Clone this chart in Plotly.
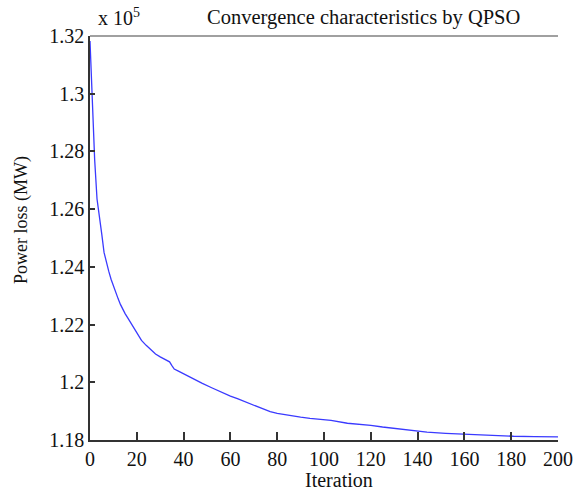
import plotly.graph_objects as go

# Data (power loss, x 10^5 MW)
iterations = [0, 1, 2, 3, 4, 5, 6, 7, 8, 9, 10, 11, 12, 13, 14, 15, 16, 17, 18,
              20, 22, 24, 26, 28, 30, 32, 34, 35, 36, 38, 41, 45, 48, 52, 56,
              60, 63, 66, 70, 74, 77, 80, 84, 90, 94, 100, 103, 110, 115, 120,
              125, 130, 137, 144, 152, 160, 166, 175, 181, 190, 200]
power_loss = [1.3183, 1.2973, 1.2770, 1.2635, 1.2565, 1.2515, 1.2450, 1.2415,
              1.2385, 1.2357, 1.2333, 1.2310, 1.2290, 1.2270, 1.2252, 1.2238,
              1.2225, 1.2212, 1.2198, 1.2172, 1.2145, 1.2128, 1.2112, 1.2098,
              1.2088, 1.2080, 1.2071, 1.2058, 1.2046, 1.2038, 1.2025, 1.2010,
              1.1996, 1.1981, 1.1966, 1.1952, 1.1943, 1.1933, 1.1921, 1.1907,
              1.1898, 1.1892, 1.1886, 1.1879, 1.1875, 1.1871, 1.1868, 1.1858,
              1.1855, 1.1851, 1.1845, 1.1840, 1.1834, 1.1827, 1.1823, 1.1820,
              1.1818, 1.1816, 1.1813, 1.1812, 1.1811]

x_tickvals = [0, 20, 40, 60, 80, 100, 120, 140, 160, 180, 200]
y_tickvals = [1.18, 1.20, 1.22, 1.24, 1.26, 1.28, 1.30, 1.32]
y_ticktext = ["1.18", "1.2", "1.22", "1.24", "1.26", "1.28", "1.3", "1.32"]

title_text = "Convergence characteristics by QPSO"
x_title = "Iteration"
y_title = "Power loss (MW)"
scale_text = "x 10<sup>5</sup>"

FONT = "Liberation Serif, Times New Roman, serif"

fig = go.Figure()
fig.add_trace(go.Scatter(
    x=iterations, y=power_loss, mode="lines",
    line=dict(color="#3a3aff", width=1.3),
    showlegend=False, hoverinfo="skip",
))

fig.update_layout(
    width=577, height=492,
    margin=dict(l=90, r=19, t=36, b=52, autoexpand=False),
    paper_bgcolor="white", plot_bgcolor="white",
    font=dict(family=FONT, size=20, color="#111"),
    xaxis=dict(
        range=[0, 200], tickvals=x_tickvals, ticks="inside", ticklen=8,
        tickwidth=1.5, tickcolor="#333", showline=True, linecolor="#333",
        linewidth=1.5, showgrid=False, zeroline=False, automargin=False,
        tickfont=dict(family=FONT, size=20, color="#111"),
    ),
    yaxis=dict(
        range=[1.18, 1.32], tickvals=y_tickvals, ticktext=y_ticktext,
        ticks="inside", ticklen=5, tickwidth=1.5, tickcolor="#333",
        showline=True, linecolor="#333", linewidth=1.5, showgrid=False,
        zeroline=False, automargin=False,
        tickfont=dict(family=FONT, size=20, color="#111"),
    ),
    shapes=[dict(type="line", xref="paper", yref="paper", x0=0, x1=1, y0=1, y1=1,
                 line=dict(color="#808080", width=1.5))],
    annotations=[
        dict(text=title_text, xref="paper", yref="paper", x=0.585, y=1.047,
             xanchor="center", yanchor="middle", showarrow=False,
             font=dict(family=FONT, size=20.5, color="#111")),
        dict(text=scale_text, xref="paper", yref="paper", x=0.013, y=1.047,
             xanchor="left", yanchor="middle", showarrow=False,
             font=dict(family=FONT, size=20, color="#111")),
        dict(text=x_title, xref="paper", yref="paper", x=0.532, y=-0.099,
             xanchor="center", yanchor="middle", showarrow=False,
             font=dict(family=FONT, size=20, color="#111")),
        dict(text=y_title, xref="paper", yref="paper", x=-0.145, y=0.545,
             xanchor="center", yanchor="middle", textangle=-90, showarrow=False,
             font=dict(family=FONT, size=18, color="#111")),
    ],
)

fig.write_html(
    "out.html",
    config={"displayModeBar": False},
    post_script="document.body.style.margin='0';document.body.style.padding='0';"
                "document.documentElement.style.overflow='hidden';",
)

________________________

• [Exercise task]: Leave the pictures out and please restate exactly the lines running from the start of the material through the one with "import plotly.graph_objects as go".

• [Solution to the problem]:
Clone this chart in Plotly.
import plotly.graph_objects as go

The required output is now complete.